Aryeh Friedman aryeh.friedman at gmail.com
Sat Feb 8 20:14:06 UTC 2014


On Sat, Feb 8, 2014 at 3:01 PM, Adam Vande More <amvandemore at gmail.com>wrote:

>
> On Sat, Feb 8, 2014 at 6:51 AM, Aryeh Friedman <aryeh.friedman at gmail.com>wrote:
>>
>> bhyve blindly read/writes into the middle of the file without consulting
>> the filesystem and thus bypassing any things like sparse fill in.... namely
>> all you gain is a few seconds of startup time (matter of fact I think
>> truncate might use sparse allocation [i.e. attempting to read into the
>> middle with guest OS control will result in potentially seeing host data])
>>
>
> If this is true then there is a *critical* security issue.
>
> Using sparse files isn't to gain performance, it's to conserve disk space.

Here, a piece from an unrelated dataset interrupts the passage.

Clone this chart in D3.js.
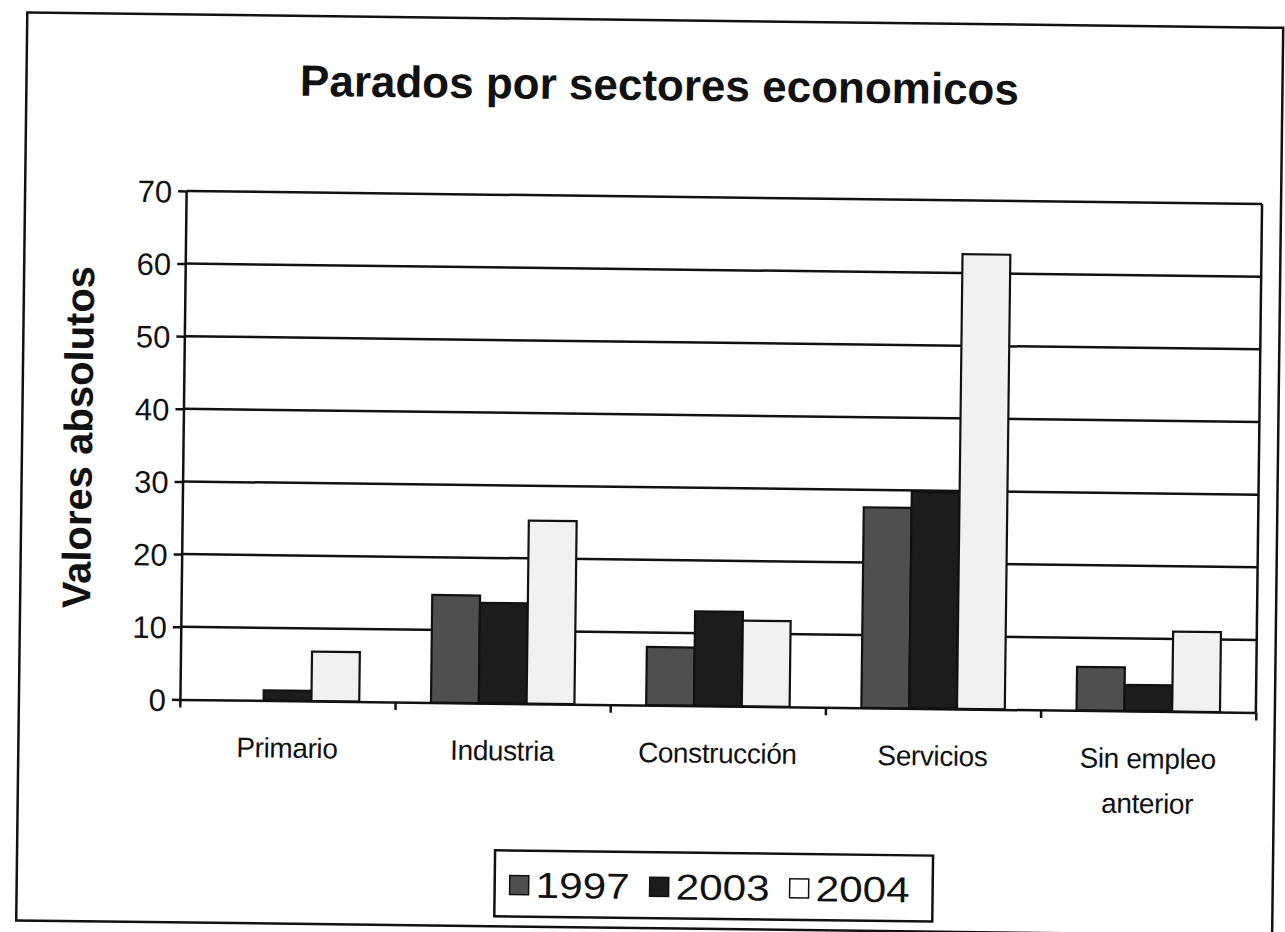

>  Using md devices backed by sparse images would accomplish this.  If the
> sparsify app works on FreeBSD, then there should be no problem using those
> type of volumes.
>
>
It sounds almost identical to the qcow2 security issue being discussed on
qemu-devel at qemu.org recently.   This might be a *HUGE* win for bhyve then
in considering that it's default format is raw (should ahci-hdd be the
default?).   devel/qemu (not sure about -dev) uses qcow2 as a default and
when playing with it on other OS's I found that it seemed to default to
that also.  It is my understand that most of the open source cloud
platforms use qcow2 as their default also (I remember this from an attempt
to install openstack grizzly last summer... I have not checked havana
though... can any of the freebsd-openstack confirm this?).